--- Data shown ---
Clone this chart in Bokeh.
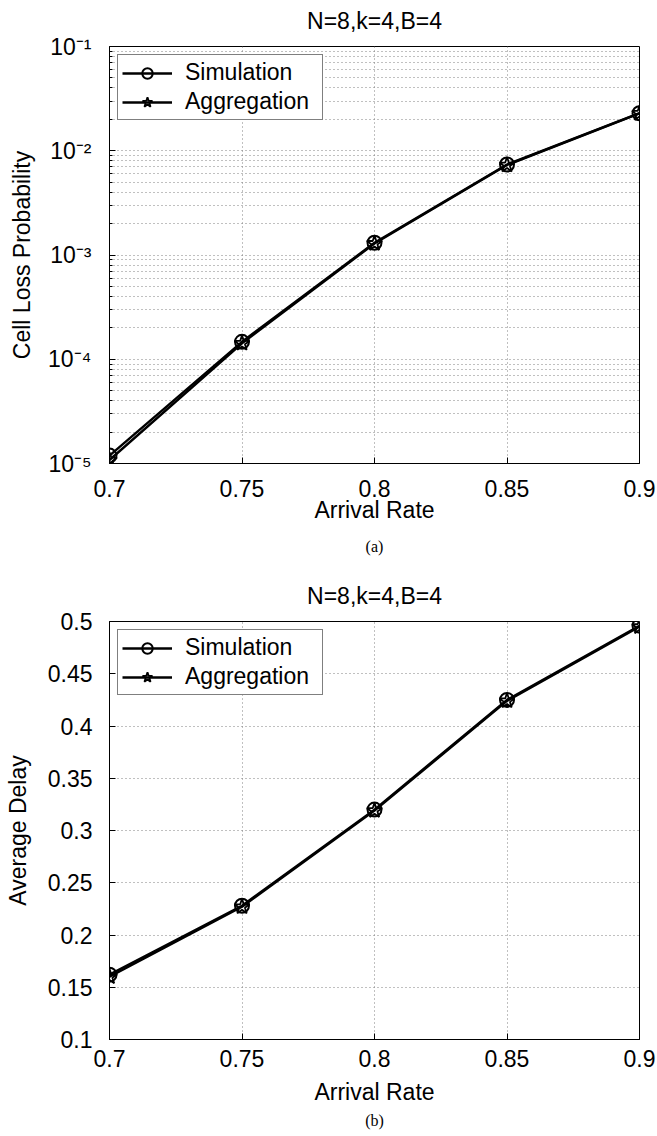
from bokeh.plotting import figure
from bokeh.layouts import column
from bokeh.models import FixedTicker, Title
from bokeh.embed import file_html
from bokeh.resources import INLINE

# ---- data ----
arrival_rate = [0.7, 0.75, 0.8, 0.85, 0.9]
clp_simulation = [1.19e-5, 1.47e-4, 1.31e-3, 7.38e-3, 2.29e-2]
clp_aggregation = [1.08e-5, 1.42e-4, 1.29e-3, 7.3e-3, 2.28e-2]
delay_simulation = [0.162, 0.228, 0.320, 0.425, 0.496]
delay_aggregation = [0.160, 0.227, 0.319, 0.424, 0.495]

x_ticks = [0.7, 0.75, 0.8, 0.85, 0.9]
x_tick_labels = ["0.7", "0.75", "0.8", "0.85", "0.9"]
clp_ticks = [1e-5, 1e-4, 1e-3, 1e-2, 1e-1]
clp_tick_labels = ["10⁻⁵", "10⁻⁴", "10⁻³", "10⁻²", "10⁻¹"]
delay_ticks = [0.1, 0.15, 0.2, 0.25, 0.3, 0.35, 0.4, 0.45, 0.5]
delay_tick_labels = ["0.1", "0.15", "0.2", "0.25", "0.3", "0.35", "0.4", "0.45", "0.5"]
title_text = "N=8,k=4,B=4"
series_names = ["Simulation", "Aggregation"]
x_label = "Arrival Rate"
clp_label = "Cell Loss Probability"
delay_label = "Average Delay"

FONT = "Liberation Sans"
FS = "23px"
GRID = "#808080"


def style(p, xticker, yticker, xover, yover):
    # thin blank band first (next to the frame), then the real title above it
    p.add_layout(Title(text=" ", text_font_size="6px", standoff=0), "above")
    p.add_layout(Title(text=title_text, text_font=FONT, text_font_size=FS,
                       text_font_style="normal", text_color="black", align="center"), "above")
    p.outline_line_color = "black"
    p.outline_line_width = 1
    p.background_fill_color = "white"
    p.border_fill_color = "white"
    for ax in (p.xaxis[0], p.yaxis[0]):
        ax.axis_label_text_font = FONT
        ax.axis_label_text_font_size = FS
        ax.axis_label_text_font_style = "normal"
        ax.major_label_text_font = FONT
        ax.major_label_text_font_size = FS
        ax.major_label_text_color = "black"
        ax.axis_label_text_color = "black"
        ax.axis_line_color = "black"
        ax.major_tick_in = 6
        ax.major_tick_out = 0
        ax.minor_tick_in = 3
        ax.minor_tick_out = 0
        ax.major_tick_line_color = "black"
        ax.minor_tick_line_color = "black"
    p.xaxis[0].ticker = xticker
    p.yaxis[0].ticker = yticker
    p.xaxis[0].major_label_overrides = xover
    p.yaxis[0].major_label_overrides = yover
    p.xgrid.ticker = xticker
    p.ygrid.ticker = yticker
    for g in (p.xgrid, p.ygrid):
        g.grid_line_color = GRID
        g.grid_line_dash = "1 3"
        g.grid_line_width = 1


def style_legend(p):
    lg = p.legend[0]
    lg.location = "top_left"
    lg.margin = 8
    lg.padding = 4
    lg.spacing = 2
    lg.glyph_width = 50
    lg.glyph_height = 26
    lg.label_height = 26
    lg.label_width = 133
    lg.label_standoff = 13
    lg.label_text_font = FONT
    lg.label_text_font_size = FS
    lg.label_text_color = "black"
    lg.border_line_color = "black"
    lg.border_line_width = 1
    lg.background_fill_alpha = 1


def draw(p, x, ys, ya):
    p.line(x, ys, line_color="black", line_width=2.4, legend_label=series_names[0])
    p.scatter(x, ys, marker="circle", size=14, fill_color=None, line_color="black",
              line_width=2, legend_label=series_names[0])
    p.line(x, ya, line_color="black", line_width=2.4, legend_label=series_names[1])
    p.scatter(x, ya, marker="star", size=16, fill_color=None, line_color="black",
              line_width=1.8, legend_label=series_names[1])


# ---- top: cell loss probability ----
xt1 = FixedTicker(ticks=x_ticks)
clp_minor = [m * d for d in clp_ticks[:-1] for m in range(2, 10)]
yt1 = FixedTicker(ticks=clp_ticks, minor_ticks=clp_minor)

p1 = figure(width=657, height=573, y_axis_type="log",
            x_range=(x_ticks[0], x_ticks[-1]), y_range=(clp_ticks[0], clp_ticks[-1]),
            output_backend="svg", toolbar_location=None,
            min_border_left=109, min_border_right=18, min_border_top=45, min_border_bottom=110,
            x_axis_label=x_label, y_axis_label=clp_label)
style(p1, xt1, yt1, dict(zip(x_ticks, x_tick_labels)), dict(zip(clp_ticks, clp_tick_labels)))
p1.xaxis[0].major_label_standoff = 16
p1.xaxis[0].axis_label_standoff = -3
p1.yaxis[0].major_label_standoff = 18
p1.yaxis[0].axis_label_standoff = 10
p1.ygrid.minor_grid_line_color = GRID
p1.ygrid.minor_grid_line_dash = "1 3"
draw(p1, arrival_rate, clp_simulation, clp_aggregation)
style_legend(p1)
p1.add_layout(Title(text="(a)", align="center", text_font="Liberation Serif",
                    text_font_size="16px", text_font_style="normal", text_color="black",
                    standoff=20), "below")

# ---- bottom: average delay ----
xt2 = FixedTicker(ticks=x_ticks)
yt2 = FixedTicker(ticks=delay_ticks)
p2 = figure(width=657, height=563,
            x_range=(x_ticks[0], x_ticks[-1]), y_range=(delay_ticks[0], delay_ticks[-1]),
            output_backend="svg", toolbar_location=None,
            min_border_left=109, min_border_right=17, min_border_top=48, min_border_bottom=97,
            x_axis_label=x_label, y_axis_label=delay_label)
style(p2, xt2, yt2, dict(zip(x_ticks, x_tick_labels)), dict(zip(delay_ticks, delay_tick_labels)))
p2.xaxis[0].major_label_standoff = 10
p2.xaxis[0].axis_label_standoff = 9
p2.yaxis[0].major_label_standoff = 17
p2.yaxis[0].axis_label_standoff = 14
draw(p2, arrival_rate, delay_simulation, delay_aggregation)
style_legend(p2)
p2.add_layout(Title(text="(b)", align="center", text_font="Liberation Serif",
                    text_font_size="16px", text_font_style="normal", text_color="black",
                    standoff=5), "below")

layout = column(p1, p2, spacing=0)
open("out.html", "w").write(file_html(layout, INLINE))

--- Exercise objective ---
Restate the whole of the material word for word without the pictures.

--- Task result ---
Clone this chart in Bokeh.
from bokeh.plotting import figure
from bokeh.layouts import column
from bokeh.models import FixedTicker, Title
from bokeh.embed import file_html
from bokeh.resources import INLINE

# ---- data ----
arrival_rate = [0.7, 0.75, 0.8, 0.85, 0.9]
clp_simulation = [1.19e-5, 1.47e-4, 1.31e-3, 7.38e-3, 2.29e-2]
clp_aggregation = [1.08e-5, 1.42e-4, 1.29e-3, 7.3e-3, 2.28e-2]
delay_simulation = [0.162, 0.228, 0.320, 0.425, 0.496]
delay_aggregation = [0.160, 0.227, 0.319, 0.424, 0.495]

x_ticks = [0.7, 0.75, 0.8, 0.85, 0.9]
x_tick_labels = ["0.7", "0.75", "0.8", "0.85", "0.9"]
clp_ticks = [1e-5, 1e-4, 1e-3, 1e-2, 1e-1]
clp_tick_labels = ["10⁻⁵", "10⁻⁴", "10⁻³", "10⁻²", "10⁻¹"]
delay_ticks = [0.1, 0.15, 0.2, 0.25, 0.3, 0.35, 0.4, 0.45, 0.5]
delay_tick_labels = ["0.1", "0.15", "0.2", "0.25", "0.3", "0.35", "0.4", "0.45", "0.5"]
title_text = "N=8,k=4,B=4"
series_names = ["Simulation", "Aggregation"]
x_label = "Arrival Rate"
clp_label = "Cell Loss Probability"
delay_label = "Average Delay"

FONT = "Liberation Sans"
FS = "23px"
GRID = "#808080"


def style(p, xticker, yticker, xover, yover):
    # thin blank band first (next to the frame), then the real title above it
    p.add_layout(Title(text=" ", text_font_size="6px", standoff=0), "above")
    p.add_layout(Title(text=title_text, text_font=FONT, text_font_size=FS,
                       text_font_style="normal", text_color="black", align="center"), "above")
    p.outline_line_color = "black"
    p.outline_line_width = 1
    p.background_fill_color = "white"
    p.border_fill_color = "white"
    for ax in (p.xaxis[0], p.yaxis[0]):
        ax.axis_label_text_font = FONT
        ax.axis_label_text_font_size = FS
        ax.axis_label_text_font_style = "normal"
        ax.major_label_text_font = FONT
        ax.major_label_text_font_size = FS
        ax.major_label_text_color = "black"
        ax.axis_label_text_color = "black"
        ax.axis_line_color = "black"
        ax.major_tick_in = 6
        ax.major_tick_out = 0
        ax.minor_tick_in = 3
        ax.minor_tick_out = 0
        ax.major_tick_line_color = "black"
        ax.minor_tick_line_color = "black"
    p.xaxis[0].ticker = xticker
    p.yaxis[0].ticker = yticker
    p.xaxis[0].major_label_overrides = xover
    p.yaxis[0].major_label_overrides = yover
    p.xgrid.ticker = xticker
    p.ygrid.ticker = yticker
    for g in (p.xgrid, p.ygrid):
        g.grid_line_color = GRID
        g.grid_line_dash = "1 3"
        g.grid_line_width = 1


def style_legend(p):
    lg = p.legend[0]
    lg.location = "top_left"
    lg.margin = 8
    lg.padding = 4
    lg.spacing = 2
    lg.glyph_width = 50
    lg.glyph_height = 26
    lg.label_height = 26
    lg.label_width = 133
    lg.label_standoff = 13
    lg.label_text_font = FONT
    lg.label_text_font_size = FS
    lg.label_text_color = "black"
    lg.border_line_color = "black"
    lg.border_line_width = 1
    lg.background_fill_alpha = 1


def draw(p, x, ys, ya):
    p.line(x, ys, line_color="black", line_width=2.4, legend_label=series_names[0])
    p.scatter(x, ys, marker="circle", size=14, fill_color=None, line_color="black",
              line_width=2, legend_label=series_names[0])
    p.line(x, ya, line_color="black", line_width=2.4, legend_label=series_names[1])
    p.scatter(x, ya, marker="star", size=16, fill_color=None, line_color="black",
              line_width=1.8, legend_label=series_names[1])


# ---- top: cell loss probability ----
xt1 = FixedTicker(ticks=x_ticks)
clp_minor = [m * d for d in clp_ticks[:-1] for m in range(2, 10)]
yt1 = FixedTicker(ticks=clp_ticks, minor_ticks=clp_minor)

p1 = figure(width=657, height=573, y_axis_type="log",
            x_range=(x_ticks[0], x_ticks[-1]), y_range=(clp_ticks[0], clp_ticks[-1]),
            output_backend="svg", toolbar_location=None,
            min_border_left=109, min_border_right=18, min_border_top=45, min_border_bottom=110,
            x_axis_label=x_label, y_axis_label=clp_label)
style(p1, xt1, yt1, dict(zip(x_ticks, x_tick_labels)), dict(zip(clp_ticks, clp_tick_labels)))
p1.xaxis[0].major_label_standoff = 16
p1.xaxis[0].axis_label_standoff = -3
p1.yaxis[0].major_label_standoff = 18
p1.yaxis[0].axis_label_standoff = 10
p1.ygrid.minor_grid_line_color = GRID
p1.ygrid.minor_grid_line_dash = "1 3"
draw(p1, arrival_rate, clp_simulation, clp_aggregation)
style_legend(p1)
p1.add_layout(Title(text="(a)", align="center", text_font="Liberation Serif",
                    text_font_size="16px", text_font_style="normal", text_color="black",
                    standoff=20), "below")

# ---- bottom: average delay ----
xt2 = FixedTicker(ticks=x_ticks)
yt2 = FixedTicker(ticks=delay_ticks)
p2 = figure(width=657, height=563,
            x_range=(x_ticks[0], x_ticks[-1]), y_range=(delay_ticks[0], delay_ticks[-1]),
            output_backend="svg", toolbar_location=None,
            min_border_left=109, min_border_right=17, min_border_top=48, min_border_bottom=97,
            x_axis_label=x_label, y_axis_label=delay_label)
style(p2, xt2, yt2, dict(zip(x_ticks, x_tick_labels)), dict(zip(delay_ticks, delay_tick_labels)))
p2.xaxis[0].major_label_standoff = 10
p2.xaxis[0].axis_label_standoff = 9
p2.yaxis[0].major_label_standoff = 17
p2.yaxis[0].axis_label_standoff = 14
draw(p2, arrival_rate, delay_simulation, delay_aggregation)
style_legend(p2)
p2.add_layout(Title(text="(b)", align="center", text_font="Liberation Serif",
                    text_font_size="16px", text_font_style="normal", text_color="black",
                    standoff=5), "below")

layout = column(p1, p2, spacing=0)
open("out.html", "w").write(file_html(layout, INLINE))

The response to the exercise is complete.